Why didn't she reschedule the appointment while she was still covered? Blake says she didn't bother because she believed that she'd be covered until December, because she was busy trying to rebuild her own business after leaving a start-up, and because she didn't yet know that waiting would increase her chances of losing the ability to walk. Still, she could have flown back to San Diego, and Kaiser says it would have paid for the surgery that she wanted, a point that she did not mention in her original online plea and that Dawson failed to discover.

As for the "uninsurable" claim, the Health Insurance Portability and Accountability Act, which Congress passed in 1996, prohibits insurers from denying coverage based on preexisting conditions. Blake says that she used the word "uninsurable" because she heard HMOs don't comply with the law, and that even if they do, they won't pay to fix something that another doctor allegedly screwed up.

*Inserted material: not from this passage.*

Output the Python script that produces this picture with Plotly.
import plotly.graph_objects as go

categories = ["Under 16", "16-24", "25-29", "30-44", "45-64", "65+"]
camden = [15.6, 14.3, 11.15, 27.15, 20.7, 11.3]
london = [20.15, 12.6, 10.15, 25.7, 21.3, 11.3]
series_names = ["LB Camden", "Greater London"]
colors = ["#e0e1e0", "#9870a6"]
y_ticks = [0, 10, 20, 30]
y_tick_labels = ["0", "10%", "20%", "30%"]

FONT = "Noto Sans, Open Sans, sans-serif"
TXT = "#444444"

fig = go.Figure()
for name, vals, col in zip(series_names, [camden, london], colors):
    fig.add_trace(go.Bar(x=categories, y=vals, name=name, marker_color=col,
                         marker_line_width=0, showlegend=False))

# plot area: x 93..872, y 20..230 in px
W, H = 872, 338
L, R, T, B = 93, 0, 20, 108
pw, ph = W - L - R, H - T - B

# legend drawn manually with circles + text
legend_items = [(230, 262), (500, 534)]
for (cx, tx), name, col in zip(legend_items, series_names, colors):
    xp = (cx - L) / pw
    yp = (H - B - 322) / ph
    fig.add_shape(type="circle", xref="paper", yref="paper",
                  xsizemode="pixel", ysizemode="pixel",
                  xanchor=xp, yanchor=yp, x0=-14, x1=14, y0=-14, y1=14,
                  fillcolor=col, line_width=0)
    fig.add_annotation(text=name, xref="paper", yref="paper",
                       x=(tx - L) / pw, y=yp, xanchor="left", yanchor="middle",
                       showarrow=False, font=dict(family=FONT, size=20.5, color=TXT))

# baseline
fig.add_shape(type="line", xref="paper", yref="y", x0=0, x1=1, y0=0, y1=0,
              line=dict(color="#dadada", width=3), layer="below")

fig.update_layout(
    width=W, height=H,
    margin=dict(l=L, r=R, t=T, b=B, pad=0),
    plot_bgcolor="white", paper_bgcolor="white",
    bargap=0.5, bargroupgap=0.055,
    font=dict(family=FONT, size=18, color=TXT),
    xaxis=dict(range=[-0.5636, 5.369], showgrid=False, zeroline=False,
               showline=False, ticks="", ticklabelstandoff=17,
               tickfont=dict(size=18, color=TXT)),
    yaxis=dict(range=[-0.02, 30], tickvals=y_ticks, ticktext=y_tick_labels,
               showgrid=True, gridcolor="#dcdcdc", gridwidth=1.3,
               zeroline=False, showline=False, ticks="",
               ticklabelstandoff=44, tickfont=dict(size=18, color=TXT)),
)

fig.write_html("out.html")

Blake has formally approached only one HMO, Lovelace, and while she failed to determine whether it would cover more hip surgery, she admits that it did offer to cover her. Lovelace wouldn't comment on Blake's claims, but noted that coverage is determined on a case-by-case basis, and that it is possible to get coverage for pre-existing conditions. Blake says the premium Lovelace quoted was steep -- at least $1,200 per month. But even at that rate, two years of coverage would still be cheaper than surgery.

Unlike the Kaycee Hoax, this is not a case of deliberate deceit. Bewildered by the bureaucracy of a giant HMO, a move, a job change and a potentially crippling injury, it's no wonder Blake found herself in such a state; her omissions don't impugn her honesty so much as show the level of her desperation. Indeed, none of these details diminish the fact that Blake's case is tragic, nor do they suggest that Blake doesn't need help, fast.

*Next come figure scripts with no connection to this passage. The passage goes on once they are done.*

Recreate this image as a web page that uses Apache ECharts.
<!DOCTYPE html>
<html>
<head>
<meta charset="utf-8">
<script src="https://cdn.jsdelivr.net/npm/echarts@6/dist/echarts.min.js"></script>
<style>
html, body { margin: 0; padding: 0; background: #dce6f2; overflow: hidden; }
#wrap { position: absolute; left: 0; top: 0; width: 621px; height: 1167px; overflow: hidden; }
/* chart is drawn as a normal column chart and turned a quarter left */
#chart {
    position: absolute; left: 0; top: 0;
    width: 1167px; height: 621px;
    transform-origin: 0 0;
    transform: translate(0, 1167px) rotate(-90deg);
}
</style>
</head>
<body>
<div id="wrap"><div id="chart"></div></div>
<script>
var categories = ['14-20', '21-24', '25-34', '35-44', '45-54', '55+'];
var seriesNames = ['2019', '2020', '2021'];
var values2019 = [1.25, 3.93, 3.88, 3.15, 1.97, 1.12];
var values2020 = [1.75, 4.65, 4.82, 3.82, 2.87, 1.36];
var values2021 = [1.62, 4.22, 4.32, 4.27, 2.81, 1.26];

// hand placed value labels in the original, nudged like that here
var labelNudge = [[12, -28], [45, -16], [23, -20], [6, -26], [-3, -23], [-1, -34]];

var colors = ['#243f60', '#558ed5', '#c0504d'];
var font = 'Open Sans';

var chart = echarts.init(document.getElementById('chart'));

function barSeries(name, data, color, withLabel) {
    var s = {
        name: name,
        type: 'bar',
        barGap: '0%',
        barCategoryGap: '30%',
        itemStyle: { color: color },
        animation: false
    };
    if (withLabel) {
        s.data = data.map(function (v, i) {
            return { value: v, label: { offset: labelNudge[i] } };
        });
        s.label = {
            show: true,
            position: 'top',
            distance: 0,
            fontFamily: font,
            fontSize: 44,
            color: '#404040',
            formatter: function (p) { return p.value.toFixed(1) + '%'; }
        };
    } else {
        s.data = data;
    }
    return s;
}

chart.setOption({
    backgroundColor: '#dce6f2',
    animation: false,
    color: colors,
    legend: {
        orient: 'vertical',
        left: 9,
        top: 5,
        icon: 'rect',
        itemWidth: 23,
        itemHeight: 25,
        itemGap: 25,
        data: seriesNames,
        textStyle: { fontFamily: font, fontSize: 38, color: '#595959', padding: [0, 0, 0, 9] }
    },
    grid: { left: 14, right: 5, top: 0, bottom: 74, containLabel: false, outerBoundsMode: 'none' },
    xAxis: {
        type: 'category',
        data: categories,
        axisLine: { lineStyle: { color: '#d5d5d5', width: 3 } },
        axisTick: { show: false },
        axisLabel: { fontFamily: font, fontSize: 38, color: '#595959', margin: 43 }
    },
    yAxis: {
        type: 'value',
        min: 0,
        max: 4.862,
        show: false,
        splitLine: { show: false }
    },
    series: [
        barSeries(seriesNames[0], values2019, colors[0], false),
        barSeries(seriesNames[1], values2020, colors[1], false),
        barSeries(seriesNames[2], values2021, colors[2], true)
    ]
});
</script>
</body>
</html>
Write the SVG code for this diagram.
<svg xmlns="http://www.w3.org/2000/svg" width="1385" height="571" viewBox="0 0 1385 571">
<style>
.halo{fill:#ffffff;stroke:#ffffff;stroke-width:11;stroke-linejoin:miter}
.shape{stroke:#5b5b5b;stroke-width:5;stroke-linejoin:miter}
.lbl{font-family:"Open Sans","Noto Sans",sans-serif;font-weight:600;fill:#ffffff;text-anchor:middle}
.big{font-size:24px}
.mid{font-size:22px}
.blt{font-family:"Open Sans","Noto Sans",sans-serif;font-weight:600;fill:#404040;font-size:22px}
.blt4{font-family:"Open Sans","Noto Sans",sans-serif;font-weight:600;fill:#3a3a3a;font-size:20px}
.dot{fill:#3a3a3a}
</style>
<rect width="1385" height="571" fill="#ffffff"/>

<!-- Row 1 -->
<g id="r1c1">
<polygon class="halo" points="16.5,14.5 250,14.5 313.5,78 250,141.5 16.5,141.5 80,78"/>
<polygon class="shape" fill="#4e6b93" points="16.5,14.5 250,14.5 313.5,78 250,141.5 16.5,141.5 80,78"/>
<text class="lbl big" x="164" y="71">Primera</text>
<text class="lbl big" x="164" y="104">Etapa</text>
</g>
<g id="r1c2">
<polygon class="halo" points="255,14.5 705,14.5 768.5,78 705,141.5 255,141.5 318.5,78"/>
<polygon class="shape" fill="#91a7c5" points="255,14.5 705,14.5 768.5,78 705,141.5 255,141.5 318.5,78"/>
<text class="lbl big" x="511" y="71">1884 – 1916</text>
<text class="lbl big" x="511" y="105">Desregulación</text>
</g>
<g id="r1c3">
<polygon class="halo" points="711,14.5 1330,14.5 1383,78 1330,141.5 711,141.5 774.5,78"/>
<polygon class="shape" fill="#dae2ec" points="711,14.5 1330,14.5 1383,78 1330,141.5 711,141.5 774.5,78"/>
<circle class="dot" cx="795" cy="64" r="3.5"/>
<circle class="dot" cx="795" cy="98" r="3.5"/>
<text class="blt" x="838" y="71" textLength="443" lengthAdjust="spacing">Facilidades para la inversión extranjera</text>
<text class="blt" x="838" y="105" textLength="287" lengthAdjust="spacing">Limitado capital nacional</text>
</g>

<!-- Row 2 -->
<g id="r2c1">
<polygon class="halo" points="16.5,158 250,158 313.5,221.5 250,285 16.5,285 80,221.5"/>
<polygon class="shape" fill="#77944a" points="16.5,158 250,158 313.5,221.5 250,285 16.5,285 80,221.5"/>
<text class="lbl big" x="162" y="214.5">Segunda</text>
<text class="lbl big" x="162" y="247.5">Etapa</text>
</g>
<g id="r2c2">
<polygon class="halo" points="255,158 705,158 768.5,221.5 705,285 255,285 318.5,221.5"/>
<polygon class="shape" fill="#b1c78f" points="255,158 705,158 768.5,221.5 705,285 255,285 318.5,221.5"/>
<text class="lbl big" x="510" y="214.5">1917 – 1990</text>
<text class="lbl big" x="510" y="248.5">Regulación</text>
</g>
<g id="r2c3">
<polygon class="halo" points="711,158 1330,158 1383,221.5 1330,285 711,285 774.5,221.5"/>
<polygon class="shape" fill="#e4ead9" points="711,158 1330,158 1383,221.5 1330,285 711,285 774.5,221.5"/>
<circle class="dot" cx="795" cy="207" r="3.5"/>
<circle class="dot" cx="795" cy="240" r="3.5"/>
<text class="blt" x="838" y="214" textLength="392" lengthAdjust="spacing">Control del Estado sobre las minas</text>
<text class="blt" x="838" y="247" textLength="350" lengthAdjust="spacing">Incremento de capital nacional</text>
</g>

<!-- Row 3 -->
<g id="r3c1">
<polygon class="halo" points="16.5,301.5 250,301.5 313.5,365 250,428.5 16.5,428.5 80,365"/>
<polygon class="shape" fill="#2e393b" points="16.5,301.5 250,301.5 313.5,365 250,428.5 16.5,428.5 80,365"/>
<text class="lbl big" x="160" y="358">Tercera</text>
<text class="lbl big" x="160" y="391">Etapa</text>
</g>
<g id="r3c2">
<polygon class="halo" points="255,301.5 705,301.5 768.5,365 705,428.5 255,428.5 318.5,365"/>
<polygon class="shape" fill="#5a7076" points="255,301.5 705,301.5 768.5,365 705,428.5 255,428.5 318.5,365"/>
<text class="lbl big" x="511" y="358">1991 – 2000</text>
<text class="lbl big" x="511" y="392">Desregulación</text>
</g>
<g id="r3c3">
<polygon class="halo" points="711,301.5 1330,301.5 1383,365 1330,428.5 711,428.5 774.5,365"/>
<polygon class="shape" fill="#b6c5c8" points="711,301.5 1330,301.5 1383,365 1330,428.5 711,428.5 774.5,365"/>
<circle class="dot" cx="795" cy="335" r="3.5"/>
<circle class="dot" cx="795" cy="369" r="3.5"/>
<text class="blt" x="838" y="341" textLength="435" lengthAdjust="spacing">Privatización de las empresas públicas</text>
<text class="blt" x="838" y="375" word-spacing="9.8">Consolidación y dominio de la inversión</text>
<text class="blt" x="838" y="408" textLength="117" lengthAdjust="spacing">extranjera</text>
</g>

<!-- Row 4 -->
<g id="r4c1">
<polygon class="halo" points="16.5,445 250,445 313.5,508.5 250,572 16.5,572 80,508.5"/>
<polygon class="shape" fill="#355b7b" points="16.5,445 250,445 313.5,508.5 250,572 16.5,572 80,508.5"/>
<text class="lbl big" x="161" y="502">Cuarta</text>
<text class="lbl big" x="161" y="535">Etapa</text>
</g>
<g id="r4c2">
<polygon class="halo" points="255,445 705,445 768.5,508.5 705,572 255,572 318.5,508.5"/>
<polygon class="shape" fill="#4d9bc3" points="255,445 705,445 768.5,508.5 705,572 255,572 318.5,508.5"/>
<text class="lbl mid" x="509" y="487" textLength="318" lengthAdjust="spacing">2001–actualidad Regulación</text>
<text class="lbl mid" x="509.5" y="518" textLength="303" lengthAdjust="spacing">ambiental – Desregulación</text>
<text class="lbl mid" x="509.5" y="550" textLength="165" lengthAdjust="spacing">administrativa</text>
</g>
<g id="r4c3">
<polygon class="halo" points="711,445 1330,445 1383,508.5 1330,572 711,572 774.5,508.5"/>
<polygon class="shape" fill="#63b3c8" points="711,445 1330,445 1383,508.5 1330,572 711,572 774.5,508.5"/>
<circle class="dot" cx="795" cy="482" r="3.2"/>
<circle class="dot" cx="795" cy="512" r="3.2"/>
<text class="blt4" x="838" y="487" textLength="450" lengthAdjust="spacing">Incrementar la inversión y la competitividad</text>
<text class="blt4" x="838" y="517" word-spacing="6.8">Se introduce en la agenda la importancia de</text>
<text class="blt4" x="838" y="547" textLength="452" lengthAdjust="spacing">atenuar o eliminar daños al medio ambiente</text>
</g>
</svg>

Dawson, meanwhile, can hardly be blamed for taking a friend's word. But his oversights illustrate a larger problem.

In an environment full of doubting Thomases, even minor omissions and unintentionally glossed-over facts only reinforce the skepticism that the Kaycee affair and similar hoaxes have instilled among Web users. If Net users are ever to overcome their tendency to view all sob stories as scams, it may take some rigorous application of the old saw, "Trust -- but verify."


By Damien Cave

Damien Cave is an associate editor at Rolling Stone and a contributing writer at Salon.